The global economy will slow down this year compared with 2023, but its growth is expected to pick up again in 2025, according to a recent report from Euromonitor International, a business intelligence and market research company.
That prediction comes with the caveat that the world economy outperformed expectations in 2023, as the U.S. economy and consumer spending in some advanced markets were “remarkably resilient,” said Lan Ha, Euromonitor global head of economies, in a short video that introduces the “Global Economic Forecasts 2024 Outlook” report.
For 2024, even if recessions are avoided, businesses will continue to face a volatile economic environment, she adds. Cooling inflation will be good news, but high interest rates will pose significant financial pressures on consumers and businesses, Ha says.
“The future is not certain due to existing economic and geopolitical risks,” she says, adding that “building resilience will be a key business trend.”
Bright spots in 2024 will include emerging economies, particularly in the Asia-Pacific region, and they will be the primary source of global growth fueled by rising consumption and investment, she also says.
The gross domestic product (GDP) in advanced economies will be 1.3%, which will be a decrease from 1.5% in 2023. Emerging economies, meanwhile, might see a stable GDP rate of 3.9%, Ha notes in an email on January 30, 2024, while updating some of the data published in the original report.
“Asia Pacific continues to drive global economic prospects despite challenges in China,” according to the report. “India is expected to be the fastest-growing major economy in 2024 at 6.1%.”
Vietnam, the Philippines, and Indonesia are also contributing to strong regional performance, with each growing about 5% in 2024, the report adds.
The report suggests that global inflation will moderate this year due to high interest rates and tighter credit conditions, with inflation declining faster in advanced economies. Developing markets, on the other hand, will “have a higher vulnerability to commodity price shocks.”
“Businesses need to be aware of the numerous drivers that impact inflation rates in the year ahead, especially on the supply side,” according to the report. “The global economy faces several geopolitical events, including the Israel-Hamas war, with potentially major implications for commodity markets.

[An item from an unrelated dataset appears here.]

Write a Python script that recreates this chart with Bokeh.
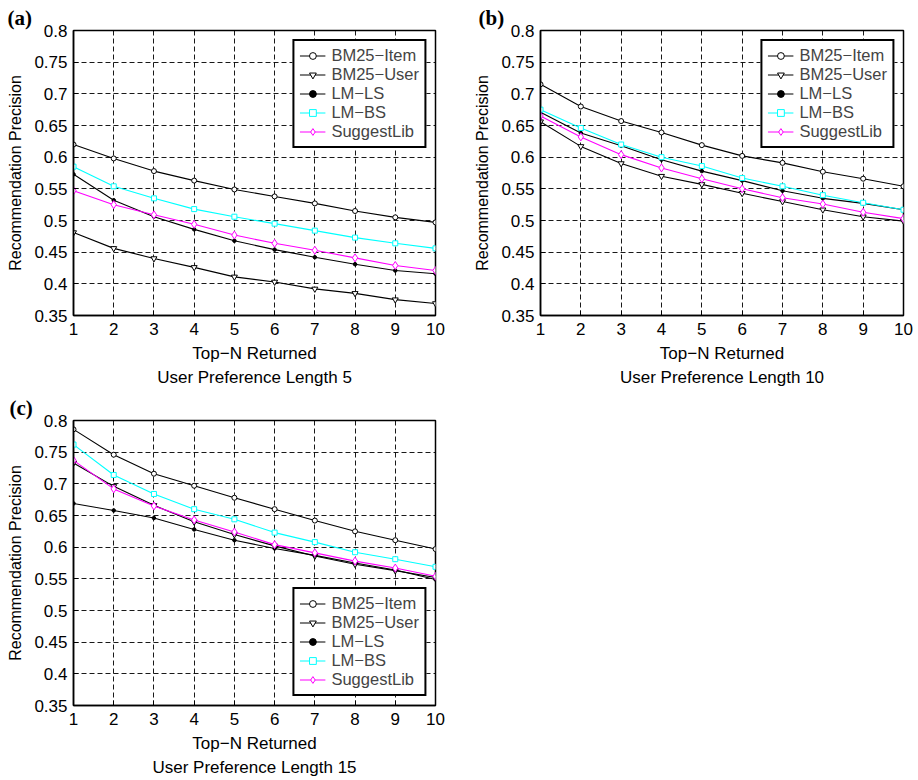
from bokeh.plotting import figure
from bokeh.layouts import column, row
from bokeh.models import (Range1d, FixedTicker, CustomJSTickFormatter, Title, Legend)
from bokeh.embed import file_html
from bokeh.resources import INLINE

top_n = [1, 2, 3, 4, 5, 6, 7, 8, 9, 10]
y_ticks = [0.35, 0.4, 0.45, 0.5, 0.55, 0.6, 0.65, 0.7, 0.75, 0.8]
series_names = ["BM25\u2212Item", "BM25\u2212User", "LM\u2212LS", "LM\u2212BS", "SuggestLib"]

a_bm25_item = [0.620, 0.598, 0.578, 0.563, 0.549, 0.538, 0.527, 0.515, 0.505, 0.497]
a_bm25_user = [0.481, 0.456, 0.440, 0.426, 0.411, 0.403, 0.392, 0.385, 0.375, 0.369]
a_lm_ls = [0.573, 0.532, 0.506, 0.486, 0.468, 0.454, 0.442, 0.431, 0.421, 0.416]
a_lm_bs = [0.585, 0.554, 0.535, 0.518, 0.506, 0.495, 0.484, 0.473, 0.464, 0.456]
a_suggest = [0.547, 0.525, 0.509, 0.494, 0.477, 0.464, 0.453, 0.441, 0.429, 0.421]

b_bm25_item = [0.715, 0.680, 0.657, 0.639, 0.619, 0.602, 0.591, 0.577, 0.566, 0.554]
b_bm25_user = [0.656, 0.617, 0.590, 0.570, 0.557, 0.543, 0.530, 0.517, 0.506, 0.499]
b_lm_ls = [0.671, 0.638, 0.618, 0.596, 0.578, 0.563, 0.547, 0.535, 0.527, 0.517]
b_lm_bs = [0.675, 0.646, 0.620, 0.600, 0.586, 0.567, 0.554, 0.540, 0.528, 0.517]
b_suggest = [0.665, 0.632, 0.604, 0.583, 0.566, 0.550, 0.536, 0.526, 0.513, 0.503]

c_bm25_item = [0.786, 0.746, 0.716, 0.697, 0.678, 0.660, 0.642, 0.625, 0.611, 0.597]
c_bm25_user = [0.733, 0.696, 0.666, 0.640, 0.620, 0.602, 0.586, 0.573, 0.563, 0.552]
c_lm_ls = [0.669, 0.658, 0.646, 0.628, 0.611, 0.598, 0.587, 0.575, 0.564, 0.549]
c_lm_bs = [0.762, 0.714, 0.684, 0.660, 0.644, 0.623, 0.608, 0.592, 0.581, 0.569]
c_suggest = [0.737, 0.692, 0.665, 0.643, 0.624, 0.604, 0.591, 0.578, 0.567, 0.554]

FONT = "Liberation Sans"

styles = [
    dict(color="black", marker="circle", size=5, fill="white"),
    dict(color="black", marker="inverted_triangle", size=6, fill="white"),
    dict(color="black", marker="circle", size=3.5, fill="black"),
    dict(color="#00FFFF", marker="square", size=5, fill="white"),
    dict(color="#FF00FF", marker="diamond", size=8, fill="white"),
]


def make_panel(tag, tag_offset, data, legend_loc, subtitle, left, right, frame_w):
    p = figure(width=left + right + frame_w, height=390,
               x_range=Range1d(1, 10), y_range=Range1d(0.35, 0.8),
               output_backend="svg", toolbar_location=None, tools="",
               min_border_left=left, min_border_right=right,
               min_border_top=30, min_border_bottom=75)
    p.outline_line_color = "black"
    p.outline_line_width = 1.5
    p.outline_line_alpha = 1.0
    p.background_fill_color = "white"
    p.border_fill_color = "white"

    p.title.text = tag
    p.title.align = "left"
    p.title.offset = tag_offset
    p.title.standoff = 2
    p.title.text_font = "Liberation Serif"
    p.title.text_font_style = "bold"
    p.title.text_font_size = "21px"
    p.title.text_color = "black"

    for g in (p.xgrid[0], p.ygrid[0]):
        g.grid_line_color = "black"
        g.grid_line_dash = "5 3"
        g.grid_line_width = 1
        g.grid_line_alpha = 0.9
    p.xgrid[0].ticker = FixedTicker(ticks=top_n)
    p.ygrid[0].ticker = FixedTicker(ticks=y_ticks)

    p.xaxis.ticker = FixedTicker(ticks=top_n)
    p.yaxis.ticker = FixedTicker(ticks=y_ticks)
    p.yaxis.formatter = CustomJSTickFormatter(
        code="var s = tick.toFixed(2); if (s.endsWith('0')) { s = s.slice(0, -1); } return s;")
    for ax in (p.xaxis[0], p.yaxis[0]):
        ax.major_tick_in = 5
        ax.major_tick_out = 0
        ax.minor_tick_line_color = None
        ax.axis_line_color = "black"
        ax.axis_line_width = 1.5
        ax.major_tick_line_color = "black"
        ax.major_label_text_font = FONT
        ax.major_label_text_font_size = "17px"
        ax.major_label_text_color = "black"
        ax.axis_label_text_font = FONT
        ax.axis_label_text_font_style = "normal"
        ax.axis_label_text_color = "black"
    p.xaxis.axis_label = "Top\u2212N Returned"
    p.xaxis.axis_label_text_font_size = "17px"
    p.xaxis.axis_label_standoff = 6
    p.xaxis.major_label_standoff = 7
    p.yaxis.axis_label = "Recommendation Precision"
    p.yaxis.axis_label_text_font_size = "16px"
    p.yaxis.axis_label_standoff = 7
    p.yaxis.major_label_standoff = 6

    items = []
    for name, ys, st in zip(series_names, data, styles):
        r1 = p.line(top_n, ys, line_color=st["color"], line_width=1.1)
        r2 = p.scatter(top_n, ys, marker=st["marker"], size=st["size"],
                       line_color=st["color"], fill_color=st["fill"], line_width=1)
        items.append((name, [r1, r2]))

    legend = Legend(items=items, location=legend_loc)
    legend.margin = 9
    legend.padding = 5
    legend.spacing = 0
    legend.border_line_color = "black"
    legend.border_line_width = 2
    legend.border_line_alpha = 1.0
    legend.background_fill_color = "white"
    legend.background_fill_alpha = 1.0
    legend.label_text_font = FONT
    legend.label_text_font_size = "16.5px"
    legend.label_height = 17
    legend.glyph_height = 17
    legend.glyph_width = 26
    legend.label_standoff = 6
    p.add_layout(legend, "center")

    sub = Title(text=subtitle, align="center", text_font=FONT,
                text_font_size="17px", text_font_style="normal",
                text_color="black", standoff=0)
    p.add_layout(sub, "below")
    return p


pa = make_panel("(a)", -66, [a_bm25_item, a_bm25_user, a_lm_ls, a_lm_bs, a_suggest],
                "top_right", "User Preference Length 5", 73, 25, 362)
pb = make_panel("(b)", -62, [b_bm25_item, b_bm25_user, b_lm_ls, b_lm_bs, b_suggest],
                "top_right", "User Preference Length 10", 80, 15, 363)
pc = make_panel("(c)", -64, [c_bm25_item, c_bm25_user, c_lm_ls, c_lm_bs, c_suggest],
                "bottom_right", "User Preference Length 15", 73, 25, 362)

layout = column(row(pa, pb), row(pc))
open("out.html", "w").write(file_html(layout, INLINE))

Should these escalate, impacting energy and food supply, the risk of a global inflation resurgence rises considerably.”
Four Top Risks
Geopolitical tensions and inflation are among the four top risks cited in the report, with the others being tight monetary policy and challenges playing out in China.
China’s growing real estate crisis “could cause significant damage to the global economy,” the report says. Its economic growth in 2024 is expected to slow to 4.7% from 5% in 2023.
“The long-lasting property crisis, intensifying trade tensions, subdued global demand, swelling public debt, and record-high unemployment are primary challenges that hinder performance,” the report says, adding that the situation could change if China takes steps to foster growth such as facilitating better international ties.
On January 29, 2024, The Wall Street Journal reported that Evergrande, which was once China’s largest property developer, was ordered to liquidate while having about $300 billion in liabilities.
Monetary Policy and Interest Rates
In the U.S., many observers have been hoping that interest rates will start being cut. But that isn’t guaranteed, according to a January 17, 2024, article in the Journal titled “Markets Expect Rate Cuts Soon. Central Banks Say Not So Fast.”
The Euromonitor report also cautions that interest rate cuts might not happen in the U.S. or Europe.
“Restrictive monetary policy in the U.S. and the Eurozone could result in sharper-than-expected economic slowdowns with global implications,” according to the report. “Further interest rate hikes have not been ruled out despite noticeably slowing growth momentum.”
Thomas A. Barstow is senior editor of FlexPack VOICE®.